### [Task to complete]
Word for word, copy all the data and drop the pictures.

>> BEGIN Source data

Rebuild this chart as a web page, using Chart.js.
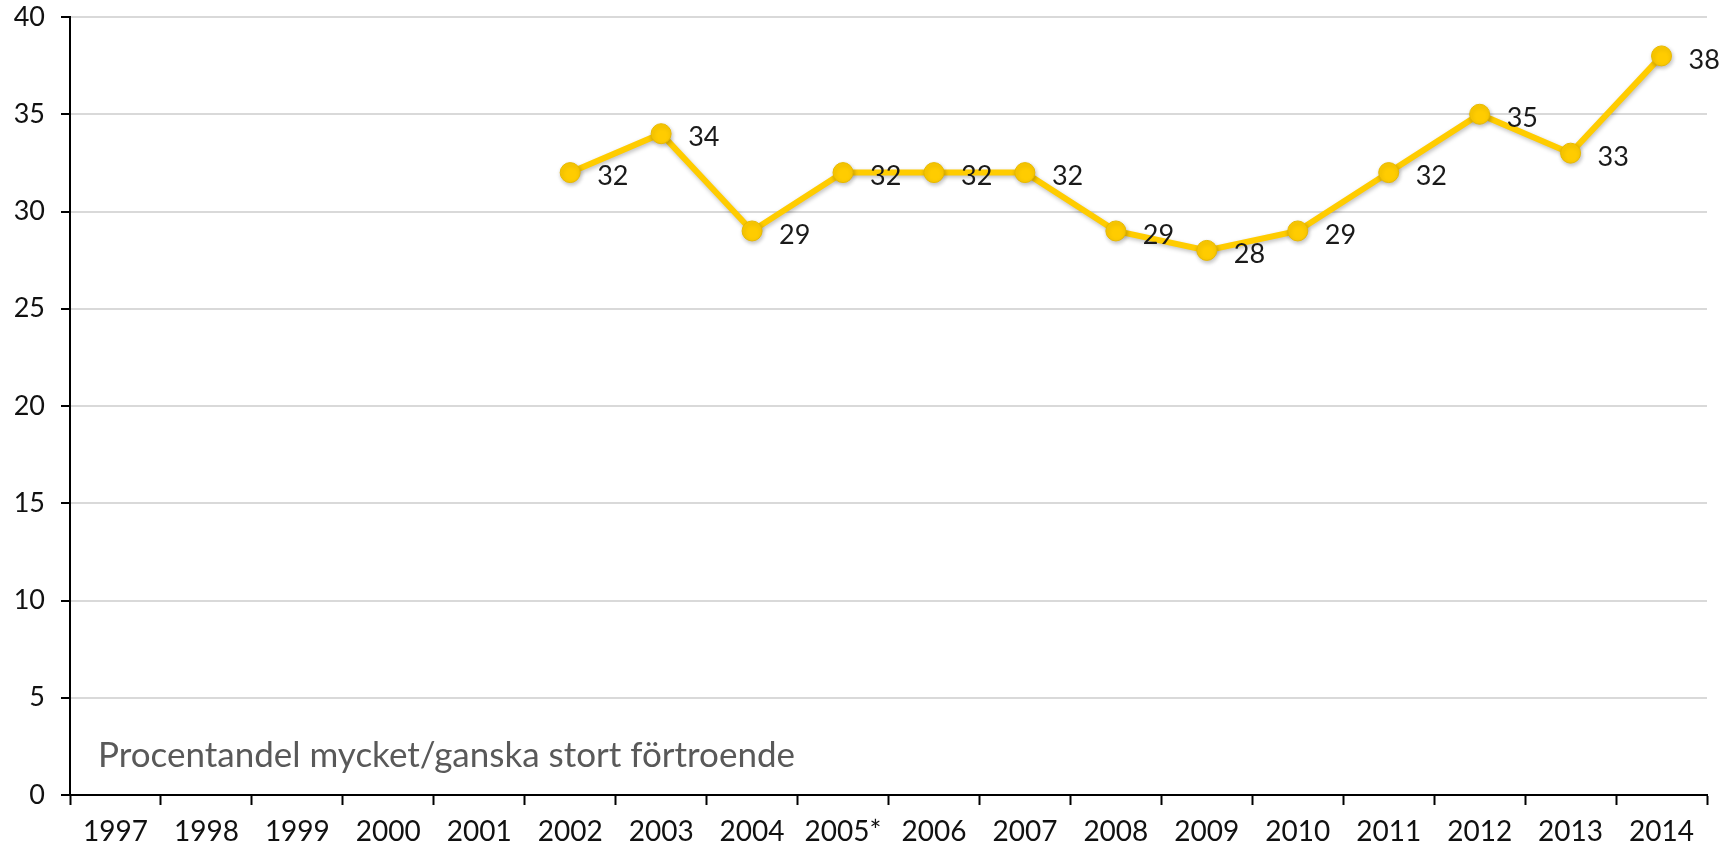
<!DOCTYPE html>
<html>
<head>
<meta charset="utf-8">
<script src="https://cdn.jsdelivr.net/npm/chart.js@4"></script>
<style>
  html, body { margin: 0; padding: 0; background: #fff; }
  #wrap { width: 1721px; height: 853px; }
</style>
</head>
<body>
<div id="wrap"><canvas id="chartTrust" width="1721" height="853"></canvas></div>
<script>
const years = ['1997', '1998', '1999', '2000', '2001', '2002', '2003', '2004', '2005*', '2006', '2007', '2008', '2009', '2010', '2011', '2012', '2013', '2014'];
const trust = [null, null, null, null, null, 32, 34, 29, 32, 32, 32, 29, 28, 29, 32, 35, 33, 38];
const yTicks = [0, 5, 10, 15, 20, 25, 30, 35, 40];
const caption = 'Procentandel mycket/ganska stort förtroende';

const FONT = 'Lato, "Open Sans", sans-serif';

// value labels to the right of each point + caption in the lower left
const labelPlugin = {
  id: 'labels',
  afterDatasetsDraw(chart) {
    const ctx = chart.ctx;
    const meta = chart.getDatasetMeta(0);
    ctx.save();
    ctx.font = '27px ' + FONT;
    ctx.fillStyle = '#1a1a1a';
    ctx.textAlign = 'left';
    ctx.textBaseline = 'middle';
    meta.data.forEach((pt, i) => {
      if (trust[i] == null) return;
      ctx.fillText(String(trust[i]), pt.x + 27, pt.y + 4);
    });
    const area = chart.chartArea;
    ctx.font = '35px ' + FONT;
    ctx.fillStyle = '#595959';
    ctx.textBaseline = 'alphabetic';
    ctx.fillText(caption, area.left + 28, area.bottom - 28);
    ctx.restore();
  }
};

const shadowPlugin = {
  id: 'shadow',
  beforeDatasetDraw(chart) {
    const ctx = chart.ctx;
    ctx.save();
    ctx.shadowColor = 'rgba(0,0,0,0.25)';
    ctx.shadowBlur = 4;
    ctx.shadowOffsetX = 1;
    ctx.shadowOffsetY = 2;
  },
  afterDatasetDraw(chart) {
    chart.ctx.restore();
  }
};

const ctx = document.getElementById('chartTrust').getContext('2d');
new Chart(ctx, {
  type: 'line',
  data: {
    labels: years,
    datasets: [{
      data: trust,
      borderColor: '#FFCC00',
      borderWidth: 6,
      pointRadius: 10,
      pointHoverRadius: 10,
      pointBackgroundColor: '#FFCC00',
      pointBorderColor: '#E8B900',
      pointBorderWidth: 1,
      tension: 0,
      spanGaps: false
    }]
  },
  plugins: [shadowPlugin, labelPlugin],
  options: {
    responsive: false,
    animation: false,
    layout: { padding: { top: 17, right: 14, left: 0, bottom: 0 } },
    plugins: { legend: { display: false }, tooltip: { enabled: false } },
    scales: {
      x: {
        offset: true,
        grid: {
          offset: true,
          drawOnChartArea: false,
          drawTicks: true,
          tickLength: 10,
          tickColor: '#000',
          tickWidth: 2
        },
        border: { color: '#000', width: 2 },
        ticks: { color: '#111', font: { family: FONT, size: 28 }, padding: 10, maxRotation: 0, autoSkip: false },
        afterFit(scale) { scale.height = 58; scale.paddingLeft = 0; scale.paddingRight = 0; }
      },
      y: {
        min: 0,
        max: 40,
        afterBuildTicks(scale) { scale.ticks = yTicks.map(v => ({ value: v })); },
        grid: {
          color: '#d9d9d9',
          lineWidth: 2,
          tickLength: 9,
          tickColor: '#000',
          tickWidth: 2
        },
        border: { color: '#000', width: 2 },
        ticks: { color: '#111', font: { family: FONT, size: 27 }, padding: 16 },
        afterFit(scale) { scale.width = 70; scale.paddingTop = 0; scale.paddingBottom = 0; }
      }
    }
  }
});
</script>
</body>
</html>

>> END Source data

### [Worked answer]
Rebuild this chart as a web page, using Chart.js.
<!DOCTYPE html>
<html>
<head>
<meta charset="utf-8">
<script src="https://cdn.jsdelivr.net/npm/chart.js@4"></script>
<style>
  html, body { margin: 0; padding: 0; background: #fff; }
  #wrap { width: 1721px; height: 853px; }
</style>
</head>
<body>
<div id="wrap"><canvas id="chartTrust" width="1721" height="853"></canvas></div>
<script>
const years = ['1997', '1998', '1999', '2000', '2001', '2002', '2003', '2004', '2005*', '2006', '2007', '2008', '2009', '2010', '2011', '2012', '2013', '2014'];
const trust = [null, null, null, null, null, 32, 34, 29, 32, 32, 32, 29, 28, 29, 32, 35, 33, 38];
const yTicks = [0, 5, 10, 15, 20, 25, 30, 35, 40];
const caption = 'Procentandel mycket/ganska stort förtroende';

const FONT = 'Lato, "Open Sans", sans-serif';

// value labels to the right of each point + caption in the lower left
const labelPlugin = {
  id: 'labels',
  afterDatasetsDraw(chart) {
    const ctx = chart.ctx;
    const meta = chart.getDatasetMeta(0);
    ctx.save();
    ctx.font = '27px ' + FONT;
    ctx.fillStyle = '#1a1a1a';
    ctx.textAlign = 'left';
    ctx.textBaseline = 'middle';
    meta.data.forEach((pt, i) => {
      if (trust[i] == null) return;
      ctx.fillText(String(trust[i]), pt.x + 27, pt.y + 4);
    });
    const area = chart.chartArea;
    ctx.font = '35px ' + FONT;
    ctx.fillStyle = '#595959';
    ctx.textBaseline = 'alphabetic';
    ctx.fillText(caption, area.left + 28, area.bottom - 28);
    ctx.restore();
  }
};

const shadowPlugin = {
  id: 'shadow',
  beforeDatasetDraw(chart) {
    const ctx = chart.ctx;
    ctx.save();
    ctx.shadowColor = 'rgba(0,0,0,0.25)';
    ctx.shadowBlur = 4;
    ctx.shadowOffsetX = 1;
    ctx.shadowOffsetY = 2;
  },
  afterDatasetDraw(chart) {
    chart.ctx.restore();
  }
};

const ctx = document.getElementById('chartTrust').getContext('2d');
new Chart(ctx, {
  type: 'line',
  data: {
    labels: years,
    datasets: [{
      data: trust,
      borderColor: '#FFCC00',
      borderWidth: 6,
      pointRadius: 10,
      pointHoverRadius: 10,
      pointBackgroundColor: '#FFCC00',
      pointBorderColor: '#E8B900',
      pointBorderWidth: 1,
      tension: 0,
      spanGaps: false
    }]
  },
  plugins: [shadowPlugin, labelPlugin],
  options: {
    responsive: false,
    animation: false,
    layout: { padding: { top: 17, right: 14, left: 0, bottom: 0 } },
    plugins: { legend: { display: false }, tooltip: { enabled: false } },
    scales: {
      x: {
        offset: true,
        grid: {
          offset: true,
          drawOnChartArea: false,
          drawTicks: true,
          tickLength: 10,
          tickColor: '#000',
          tickWidth: 2
        },
        border: { color: '#000', width: 2 },
        ticks: { color: '#111', font: { family: FONT, size: 28 }, padding: 10, maxRotation: 0, autoSkip: false },
        afterFit(scale) { scale.height = 58; scale.paddingLeft = 0; scale.paddingRight = 0; }
      },
      y: {
        min: 0,
        max: 40,
        afterBuildTicks(scale) { scale.ticks = yTicks.map(v => ({ value: v })); },
        grid: {
          color: '#d9d9d9',
          lineWidth: 2,
          tickLength: 9,
          tickColor: '#000',
          tickWidth: 2
        },
        border: { color: '#000', width: 2 },
        ticks: { color: '#111', font: { family: FONT, size: 27 }, padding: 16 },
        afterFit(scale) { scale.width = 70; scale.paddingTop = 0; scale.paddingBottom = 0; }
      }
    }
  }
});
</script>
</body>
</html>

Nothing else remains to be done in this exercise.